(Data):

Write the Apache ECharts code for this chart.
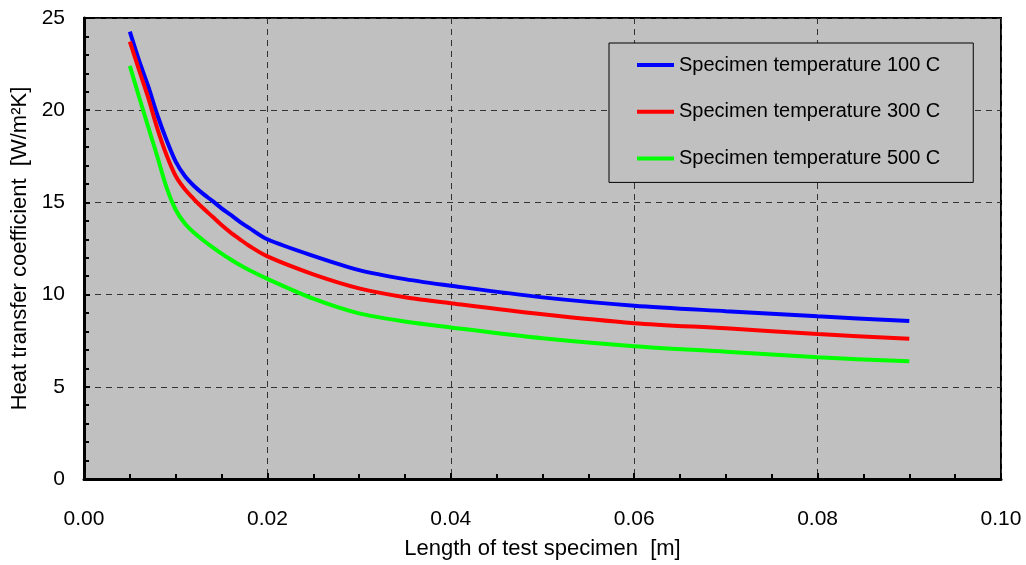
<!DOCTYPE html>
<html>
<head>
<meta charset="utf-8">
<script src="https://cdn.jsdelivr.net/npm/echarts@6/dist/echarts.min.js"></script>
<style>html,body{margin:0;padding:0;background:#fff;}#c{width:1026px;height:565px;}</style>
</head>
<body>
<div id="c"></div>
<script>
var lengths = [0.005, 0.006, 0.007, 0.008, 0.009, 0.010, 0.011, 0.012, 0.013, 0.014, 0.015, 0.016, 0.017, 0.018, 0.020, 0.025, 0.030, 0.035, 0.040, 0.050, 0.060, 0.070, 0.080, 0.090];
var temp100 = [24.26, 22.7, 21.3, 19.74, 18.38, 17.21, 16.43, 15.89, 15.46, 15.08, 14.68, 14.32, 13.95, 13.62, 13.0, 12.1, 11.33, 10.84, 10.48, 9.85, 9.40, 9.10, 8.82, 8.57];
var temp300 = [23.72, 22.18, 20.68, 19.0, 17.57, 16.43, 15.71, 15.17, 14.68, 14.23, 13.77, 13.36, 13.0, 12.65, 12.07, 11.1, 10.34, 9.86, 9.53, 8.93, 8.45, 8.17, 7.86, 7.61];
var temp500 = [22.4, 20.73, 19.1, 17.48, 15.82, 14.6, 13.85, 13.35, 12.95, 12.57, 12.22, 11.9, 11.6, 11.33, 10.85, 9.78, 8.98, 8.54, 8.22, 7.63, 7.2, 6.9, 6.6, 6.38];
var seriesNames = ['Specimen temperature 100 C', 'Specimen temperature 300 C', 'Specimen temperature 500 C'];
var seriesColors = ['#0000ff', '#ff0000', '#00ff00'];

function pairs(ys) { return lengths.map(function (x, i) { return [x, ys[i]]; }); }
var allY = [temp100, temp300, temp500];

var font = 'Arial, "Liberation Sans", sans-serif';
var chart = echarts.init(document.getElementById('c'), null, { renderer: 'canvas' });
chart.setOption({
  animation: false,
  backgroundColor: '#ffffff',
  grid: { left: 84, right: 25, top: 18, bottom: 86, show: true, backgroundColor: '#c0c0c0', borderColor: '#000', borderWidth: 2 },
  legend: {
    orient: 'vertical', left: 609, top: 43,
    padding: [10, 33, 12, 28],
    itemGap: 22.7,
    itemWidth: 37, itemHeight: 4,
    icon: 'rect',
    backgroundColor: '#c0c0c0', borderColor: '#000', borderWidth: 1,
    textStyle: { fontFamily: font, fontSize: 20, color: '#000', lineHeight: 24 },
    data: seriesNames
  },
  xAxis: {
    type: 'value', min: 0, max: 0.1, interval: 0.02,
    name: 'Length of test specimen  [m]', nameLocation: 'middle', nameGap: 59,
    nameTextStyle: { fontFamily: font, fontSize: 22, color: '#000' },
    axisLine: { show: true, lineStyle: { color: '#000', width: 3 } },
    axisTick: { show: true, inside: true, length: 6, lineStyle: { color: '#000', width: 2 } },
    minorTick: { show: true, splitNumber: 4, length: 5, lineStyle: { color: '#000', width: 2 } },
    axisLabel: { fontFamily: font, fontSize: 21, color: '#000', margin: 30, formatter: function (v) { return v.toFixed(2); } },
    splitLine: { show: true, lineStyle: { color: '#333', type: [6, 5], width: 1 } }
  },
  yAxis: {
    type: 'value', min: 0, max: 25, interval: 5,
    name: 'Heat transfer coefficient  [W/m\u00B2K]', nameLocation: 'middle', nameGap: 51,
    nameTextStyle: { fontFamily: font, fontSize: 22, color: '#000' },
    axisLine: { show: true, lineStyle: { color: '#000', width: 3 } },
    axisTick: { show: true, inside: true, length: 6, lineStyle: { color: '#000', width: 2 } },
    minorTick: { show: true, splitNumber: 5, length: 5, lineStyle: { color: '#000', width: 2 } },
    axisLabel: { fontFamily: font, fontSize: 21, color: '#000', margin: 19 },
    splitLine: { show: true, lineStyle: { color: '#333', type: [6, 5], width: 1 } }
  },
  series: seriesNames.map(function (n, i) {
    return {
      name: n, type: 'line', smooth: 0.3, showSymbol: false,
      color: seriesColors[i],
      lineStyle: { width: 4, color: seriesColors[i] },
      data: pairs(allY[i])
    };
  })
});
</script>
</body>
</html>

(Problem details):
Repeat the data above exactly, but not the pictures.

(Full solution):
Write the Apache ECharts code for this chart.
<!DOCTYPE html>
<html>
<head>
<meta charset="utf-8">
<script src="https://cdn.jsdelivr.net/npm/echarts@6/dist/echarts.min.js"></script>
<style>html,body{margin:0;padding:0;background:#fff;}#c{width:1026px;height:565px;}</style>
</head>
<body>
<div id="c"></div>
<script>
var lengths = [0.005, 0.006, 0.007, 0.008, 0.009, 0.010, 0.011, 0.012, 0.013, 0.014, 0.015, 0.016, 0.017, 0.018, 0.020, 0.025, 0.030, 0.035, 0.040, 0.050, 0.060, 0.070, 0.080, 0.090];
var temp100 = [24.26, 22.7, 21.3, 19.74, 18.38, 17.21, 16.43, 15.89, 15.46, 15.08, 14.68, 14.32, 13.95, 13.62, 13.0, 12.1, 11.33, 10.84, 10.48, 9.85, 9.40, 9.10, 8.82, 8.57];
var temp300 = [23.72, 22.18, 20.68, 19.0, 17.57, 16.43, 15.71, 15.17, 14.68, 14.23, 13.77, 13.36, 13.0, 12.65, 12.07, 11.1, 10.34, 9.86, 9.53, 8.93, 8.45, 8.17, 7.86, 7.61];
var temp500 = [22.4, 20.73, 19.1, 17.48, 15.82, 14.6, 13.85, 13.35, 12.95, 12.57, 12.22, 11.9, 11.6, 11.33, 10.85, 9.78, 8.98, 8.54, 8.22, 7.63, 7.2, 6.9, 6.6, 6.38];
var seriesNames = ['Specimen temperature 100 C', 'Specimen temperature 300 C', 'Specimen temperature 500 C'];
var seriesColors = ['#0000ff', '#ff0000', '#00ff00'];

function pairs(ys) { return lengths.map(function (x, i) { return [x, ys[i]]; }); }
var allY = [temp100, temp300, temp500];

var font = 'Arial, "Liberation Sans", sans-serif';
var chart = echarts.init(document.getElementById('c'), null, { renderer: 'canvas' });
chart.setOption({
  animation: false,
  backgroundColor: '#ffffff',
  grid: { left: 84, right: 25, top: 18, bottom: 86, show: true, backgroundColor: '#c0c0c0', borderColor: '#000', borderWidth: 2 },
  legend: {
    orient: 'vertical', left: 609, top: 43,
    padding: [10, 33, 12, 28],
    itemGap: 22.7,
    itemWidth: 37, itemHeight: 4,
    icon: 'rect',
    backgroundColor: '#c0c0c0', borderColor: '#000', borderWidth: 1,
    textStyle: { fontFamily: font, fontSize: 20, color: '#000', lineHeight: 24 },
    data: seriesNames
  },
  xAxis: {
    type: 'value', min: 0, max: 0.1, interval: 0.02,
    name: 'Length of test specimen  [m]', nameLocation: 'middle', nameGap: 59,
    nameTextStyle: { fontFamily: font, fontSize: 22, color: '#000' },
    axisLine: { show: true, lineStyle: { color: '#000', width: 3 } },
    axisTick: { show: true, inside: true, length: 6, lineStyle: { color: '#000', width: 2 } },
    minorTick: { show: true, splitNumber: 4, length: 5, lineStyle: { color: '#000', width: 2 } },
    axisLabel: { fontFamily: font, fontSize: 21, color: '#000', margin: 30, formatter: function (v) { return v.toFixed(2); } },
    splitLine: { show: true, lineStyle: { color: '#333', type: [6, 5], width: 1 } }
  },
  yAxis: {
    type: 'value', min: 0, max: 25, interval: 5,
    name: 'Heat transfer coefficient  [W/m\u00B2K]', nameLocation: 'middle', nameGap: 51,
    nameTextStyle: { fontFamily: font, fontSize: 22, color: '#000' },
    axisLine: { show: true, lineStyle: { color: '#000', width: 3 } },
    axisTick: { show: true, inside: true, length: 6, lineStyle: { color: '#000', width: 2 } },
    minorTick: { show: true, splitNumber: 5, length: 5, lineStyle: { color: '#000', width: 2 } },
    axisLabel: { fontFamily: font, fontSize: 21, color: '#000', margin: 19 },
    splitLine: { show: true, lineStyle: { color: '#333', type: [6, 5], width: 1 } }
  },
  series: seriesNames.map(function (n, i) {
    return {
      name: n, type: 'line', smooth: 0.3, showSymbol: false,
      color: seriesColors[i],
      lineStyle: { width: 4, color: seriesColors[i] },
      data: pairs(allY[i])
    };
  })
});
</script>
</body>
</html>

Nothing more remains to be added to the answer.